**Raw data:**
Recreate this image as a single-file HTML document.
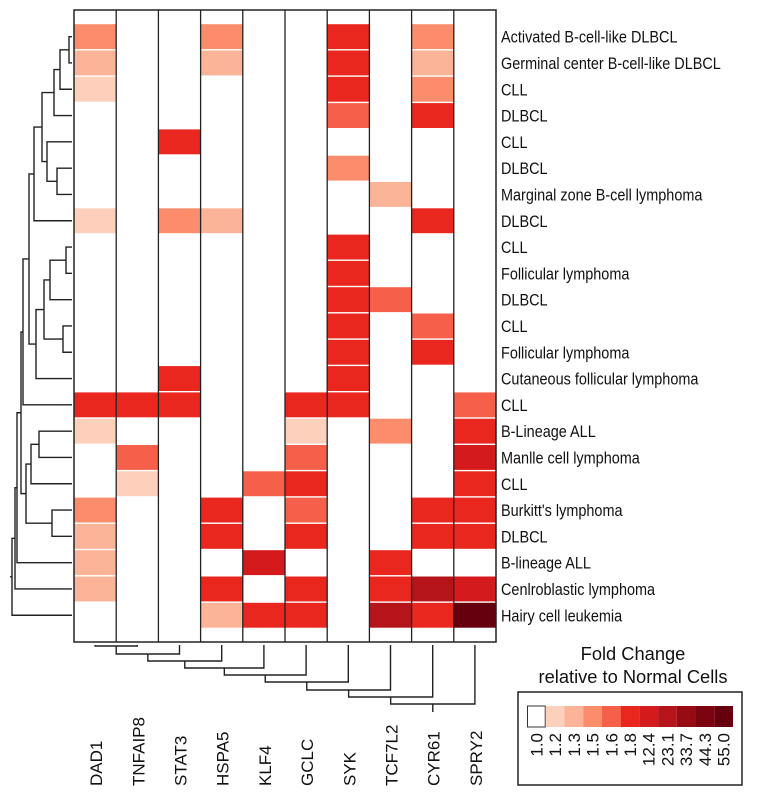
<!DOCTYPE html>
<html><head><meta charset="utf-8"><style>
html,body{margin:0;padding:0;background:#fff;}
svg{display:block;font-family:"Liberation Sans",Arial,sans-serif;}
</style></head><body>
<svg id="chart" width="764" height="797" viewBox="0 0 764 797" xmlns="http://www.w3.org/2000/svg"></svg>
<script>
const genes = ["DAD1","TNFAIP8","STAT3","HSPA5","KLF4","GCLC","SYK","TCF7L2","CYR61","SPRY2"];
const samples = ["Activated B-cell-like DLBCL","Germinal center B-cell-like DLBCL","CLL","DLBCL","CLL","DLBCL","Marginal zone B-cell lymphoma","DLBCL","CLL","Follicular lymphoma","DLBCL","CLL","Follicular lymphoma","Cutaneous follicular lymphoma","CLL","B-Lineage ALL","Manlle cell lymphoma","CLL","Burkitt's lymphoma","DLBCL","B-lineage ALL","Cenlroblastic lymphoma","Hairy cell leukemia"];
// fold change values, rows = samples, cols = genes
const foldChange = [
 [1.5,1.0,1.0,1.5,1.0,1.0,1.8,1.0,1.5,1.0],
 [1.3,1.0,1.0,1.3,1.0,1.0,1.8,1.0,1.3,1.0],
 [1.2,1.0,1.0,1.0,1.0,1.0,1.8,1.0,1.5,1.0],
 [1.0,1.0,1.0,1.0,1.0,1.0,1.6,1.0,1.8,1.0],
 [1.0,1.0,1.8,1.0,1.0,1.0,1.0,1.0,1.0,1.0],
 [1.0,1.0,1.0,1.0,1.0,1.0,1.5,1.0,1.0,1.0],
 [1.0,1.0,1.0,1.0,1.0,1.0,1.0,1.3,1.0,1.0],
 [1.2,1.0,1.5,1.3,1.0,1.0,1.0,1.0,1.8,1.0],
 [1.0,1.0,1.0,1.0,1.0,1.0,1.8,1.0,1.0,1.0],
 [1.0,1.0,1.0,1.0,1.0,1.0,1.8,1.0,1.0,1.0],
 [1.0,1.0,1.0,1.0,1.0,1.0,1.8,1.6,1.0,1.0],
 [1.0,1.0,1.0,1.0,1.0,1.0,1.8,1.0,1.6,1.0],
 [1.0,1.0,1.0,1.0,1.0,1.0,1.8,1.0,1.8,1.0],
 [1.0,1.0,1.8,1.0,1.0,1.0,1.8,1.0,1.0,1.0],
 [1.8,1.8,1.8,1.0,1.0,1.8,1.8,1.0,1.0,1.6],
 [1.2,1.0,1.0,1.0,1.0,1.2,1.0,1.5,1.0,1.8],
 [1.0,1.6,1.0,1.0,1.0,1.6,1.0,1.0,1.0,12.4],
 [1.0,1.2,1.0,1.0,1.6,1.8,1.0,1.0,1.0,1.8],
 [1.5,1.0,1.0,1.8,1.0,1.6,1.0,1.0,1.8,1.8],
 [1.3,1.0,1.0,1.8,1.0,1.8,1.0,1.0,1.8,1.8],
 [1.3,1.0,1.0,1.0,12.4,1.0,1.0,1.8,1.0,1.0],
 [1.3,1.0,1.0,1.8,1.0,1.8,1.0,1.8,23.1,12.4],
 [1.0,1.0,1.0,1.3,1.8,1.8,1.0,23.1,1.8,55.0]
];
const legendLevels = [1.0,1.2,1.3,1.5,1.6,1.8,12.4,23.1,33.7,44.3,55.0];
const legendLabels = ["1.0","1.2","1.3","1.5","1.6","1.8","12.4","23.1","33.7","44.3","55.0"];
const levelColors = ["#ffffff","#fdd0bc","#fcb499","#fb8d6d","#f6604a","#e9271f","#d41a1d","#b5141b","#970b13","#7c0410","#66000d"];
// row dendrogram nodes: [left, right, mergeX]; leaves are row indices
const nA = [0,1,69];
const nB = [nA,2,60];
const nC = [nB,3,54];
const nE = [4,[5,6,57],47];
const nF = [nC,nE,42];
const nG = [nF,7,34];
const nH = [[8,9,66],10,50];
const nI = [11,12,63];
const nJ = [nH,nI,44];
const nK = [nJ,13,36];
const nL = [nG,nK,29];
const nM = [nL,14,23];
const nBot = [[[15,16,39],17,31],[18,19,52],26];
const nN = [nM,nBot,21];
const nO = [nN,20,17];
const nP = [nO,21,15];
const rowTree = [nP,22,12];
// column dendrogram merge heights (staircase; each merges next column)
const colMergeY = [646,654,661,668,675,682,690,697,704];

const NS="http://www.w3.org/2000/svg";
const svg=document.getElementById('chart');
function mk(t,a,p){const e=document.createElementNS(NS,t);for(const k in a)e.setAttribute(k,a[k]);(p||svg).appendChild(e);return e;}
const X0=74,X1=496,Y0=10,Y1=642,rowTop=23.5,rowH=26.3;
const colW=(X1-X0)/genes.length;
const xc=i=>X0+colW*(i+0.5);
const yc=r=>rowTop+rowH*(r+0.5);
function level(v){let k=0;for(let i=0;i<legendLevels.length;i++)if(v>=legendLevels[i]-1e-9)k=i;return k;}

// cells
const cells=mk('g',{});


foldChange.forEach((row,r)=>row.forEach((v,c)=>{
  const k=level(v); if(k===0)return;
  const e=mk('rect',{x:X0+colW*c,y:rowTop+rowH*r+0.7,width:colW,height:rowH-1.4,fill:levelColors[k]},cells);
  
  
}));
// grid
for(let i=1;i<genes.length;i++){const l=mk('line',{x1:X0+colW*i,x2:X0+colW*i,y1:Y0,y2:Y1,stroke:'#222','stroke-width':1.3});

}
const box=mk('rect',{x:X0,y:Y0,width:X1-X0,height:Y1-Y0,fill:'none',stroke:'#222','stroke-width':1.5});



// row labels
samples.forEach((s,r)=>{const t=mk('text',{transform:`translate(501,${yc(r)+6}) scale(0.86,1)`,'font-size':16.8,fill:'#111'});t.textContent=s;

});
// column labels
genes.forEach((g,i)=>{const t=mk('text',{transform:`translate(${xc(i)+7},786) rotate(-90)`,'font-size':17,fill:'#111'});t.textContent=g;

});

// row dendrogram
const dg=mk('g',{stroke:'#222','stroke-width':1.4,fill:'none'});


function drawRow(n){
  if(typeof n==='number')return {x:72,y:yc(n)};
  const a=drawRow(n[0]),b=drawRow(n[1]),x=n[2];
  mk('path',{d:`M${a.x},${a.y}H${x}V${b.y}H${b.x}`},dg);
  return {x:x,y:(a.y+b.y)/2};
}
const root=drawRow(rowTree);
mk('path',{d:`M${root.x},${root.y}H${root.x-2}`},dg);

// column dendrogram
const cg=mk('g',{stroke:'#222','stroke-width':1.4,fill:'none'});


let nodeX=xc(0),nodeY=645;
colMergeY.forEach((y,i)=>{
  const lx=xc(i+1);
  mk('path',{d:`M${nodeX},${nodeY}V${y}H${lx}V645`},cg);
  nodeX=(nodeX+lx)/2; nodeY=y;
});
mk('path',{d:`M${nodeX},${nodeY}V${nodeY+8}`},cg);

// legend
const lg=mk('g',{});


const t1=mk('text',{x:633,y:660,'font-size':18.3,'text-anchor':'middle',fill:'#111'},lg);t1.textContent='Fold Change';


const t2=mk('text',{x:633,y:683,'font-size':18.3,'text-anchor':'middle',fill:'#111'},lg);t2.textContent='relative to Normal Cells';


const lb=mk('rect',{x:518,y:692,width:224,height:93,fill:'none',stroke:'#222','stroke-width':1.5},lg);


const sw0=527,sw1=733,swW=(sw1-sw0)/legendLevels.length;
legendLevels.forEach((v,i)=>{
  const r=mk('rect',{x:sw0+swW*i,y:706,width:swW,height:21,fill:levelColors[i]},lg);
  if(i===0){r.setAttribute('stroke','#333');r.setAttribute('stroke-width','1');r.setAttribute('x',sw0+0.5);r.setAttribute('width',swW-1);}
  
  
  const t=mk('text',{transform:`translate(${sw0+swW*(i+0.5)+6},733) rotate(-90)`,'font-size':17,'text-anchor':'end',fill:'#111'},lg);
  t.textContent=legendLabels[i];
  
  
});
</script>
</body></html>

**What the exercise asks:**
Search the lines for "document". Copy each line that has it.

**Answer to this problem:**
Recreate this image as a single-file HTML document.
const svg=document.getElementById('chart');
function mk(t,a,p){const e=document.createElementNS(NS,t);for(const k in a)e.setAttribute(k,a[k]);(p||svg).appendChild(e);return e;}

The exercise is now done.